A focused guide to Compose Local Databases, connecting core concepts with practical Docker and container operations.

Compose local databases are database services defined within a Compose file, providing a developer with a consistent, easily reset, and isolated database instance for local development and testing, without affecting any other project or developer's own database setup.

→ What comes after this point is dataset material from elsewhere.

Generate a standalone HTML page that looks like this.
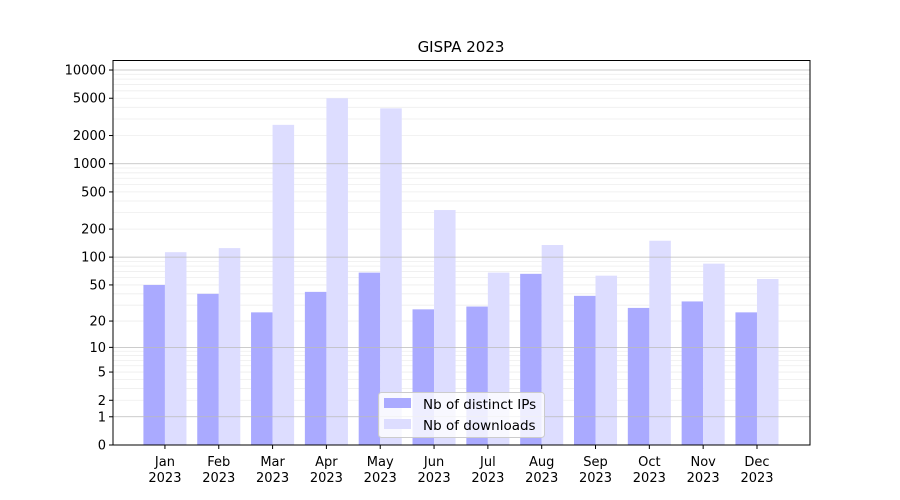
<!DOCTYPE html>
<html><head><meta charset="utf-8"><style>body{margin:0;background:#fff}svg{display:block;font-family:"DejaVu Sans","Liberation Sans",sans-serif}</style></head>
<body>
<svg id="chart" width="900" height="500">
<text x="461" y="52" text-anchor="middle" font-size="15">GISPA 2023</text>
<g id="grid"></g><g id="bars"></g><g id="gridover"></g>
<rect x="113" y="60.5" width="697" height="384.5" fill="none" stroke="#000" stroke-width="1"/>
<g id="yaxis"></g><g id="xaxis"></g>
<g>
<rect x="378.5" y="392.5" width="166" height="45" rx="3" fill="#fff" fill-opacity="0.8" stroke="#ccc"/>
<rect x="384" y="398" width="27" height="10" fill="#aaaaff"/>
<text x="423" y="409" font-size="13.5">Nb of distinct IPs</text>
<rect x="384" y="419" width="27" height="10" fill="#ddddff"/>
<text x="423" y="430" font-size="13.5">Nb of downloads</text>
</g>
</svg>
<script>
const months=["Jan","Feb","Mar","Apr","May","Jun","Jul","Aug","Sep","Oct","Nov","Dec"];
const ips=[50,40,25,42,68,27,29,66,38,28,33,25];
const downloads=[113,125,2600,5000,3900,320,68,135,63,150,85,58];
const yTicks=[0,1,2,5,10,20,50,100,200,500,1000,2000,5000,10000];
const NS="http://www.w3.org/2000/svg";
const X0=113,X1=810,Y0=445,Y1=60,xmin=-0.965,xmax=11.985,ymax=4.107;
const xs=i=>X0+(i-xmin)/(xmax-xmin)*(X1-X0);
const ys=v=>Y0-Math.log10(1+v)/ymax*(Y0-Y1);
function mk(tag,attrs,parent,txt){const e=document.createElementNS(NS,tag);for(const k in attrs)e.setAttribute(k,attrs[k]);if(txt!==undefined)e.textContent=txt;parent.appendChild(e);return e;}
const grid=document.getElementById('grid'),bars=document.getElementById('bars'),go=document.getElementById('gridover');
for(let d=1;d<=10000;d*=10){for(let m=1;m<10;m++){const v=d*m;if(v>10500)break;const y=ys(v);
const l=mk('line',{x1:X0,x2:X1,y1:y,y2:y,stroke:m===1?'#bbb':'#eee','stroke-width':m===1?0.8:0.8},m===1?go:grid);

}}
const bw=(xs(0.4)-xs(0));
months.forEach((m,i)=>{
const r1=mk('rect',{x:xs(i)-bw,y:ys(ips[i]),width:bw,height:Y0-ys(ips[i]),fill:'#aaaaff'},bars);


const r2=mk('rect',{x:xs(i),y:ys(downloads[i]),width:bw,height:Y0-ys(downloads[i]),fill:'#ddddff'},bars);


});
const ya=document.getElementById('yaxis'),xa=document.getElementById('xaxis');
yTicks.forEach(v=>{const y=ys(v);
mk('line',{x1:X0-4,x2:X0,y1:y,y2:y,stroke:'#000'},ya);
const t=mk('text',{x:X0-7,y:y+4.5,'text-anchor':'end','font-size':13},ya,String(v));

});
months.forEach((m,i)=>{const x=xs(i);
mk('line',{x1:x,x2:x,y1:Y0,y2:Y0+4,stroke:'#000'},xa);
const t=mk('text',{x:x,y:466,'text-anchor':'middle','font-size':13},xa,m);


const t2=mk('text',{x:x,y:482,'text-anchor':'middle','font-size':13},xa,'2023');

});
</script>
</body></html>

Defining a Local Database Service

A database service typically specifies the image, exposed port, and basic credential configuration needed for local use.

services:
  db:
    image: postgres:16
    ports:
      - "5432:5432"
    environment:
      - POSTGRES_USER=devuser
      - POSTGRES_PASSWORD=devpassword
      - POSTGRES_DB=myapp_dev
    volumes:
      - dev-db-data:/var/lib/postgresql/data

volumes:
  dev-db-data:
Why a Volume Still Matters Even for Local Development

Even in a local development context, backing the database's data directory with a volume ensures data persists across routine container restarts, while still being easy to deliberately reset when a genuinely fresh start is wanted.

docker compose restart db

The database's data survives this restart, since it's backed by the dev-db-data volume rather than relying on the container's ephemeral writable layer.

Resetting to a Completely Fresh Database State

When a genuinely fresh database state is needed — testing a migration from scratch, for instance — removing the volume along with the containers achieves this cleanly.

docker compose down -v
docker compose up -d
Seeding the Local Database With Initial Data

Some database images support automatically running initialization scripts the first time the database starts, useful for seeding consistent test data.

services:
  db:
    image: postgres:16
    volumes:
      - ./init-scripts:/docker-entrypoint-initdb.d
Why Compose Local Databases Matter

Defining a local database through Compose provides a consistent, easily managed, and isolated database environment for development and testing, avoiding both the overhead of a directly installed database and the risk of one developer's local database interfering with another's.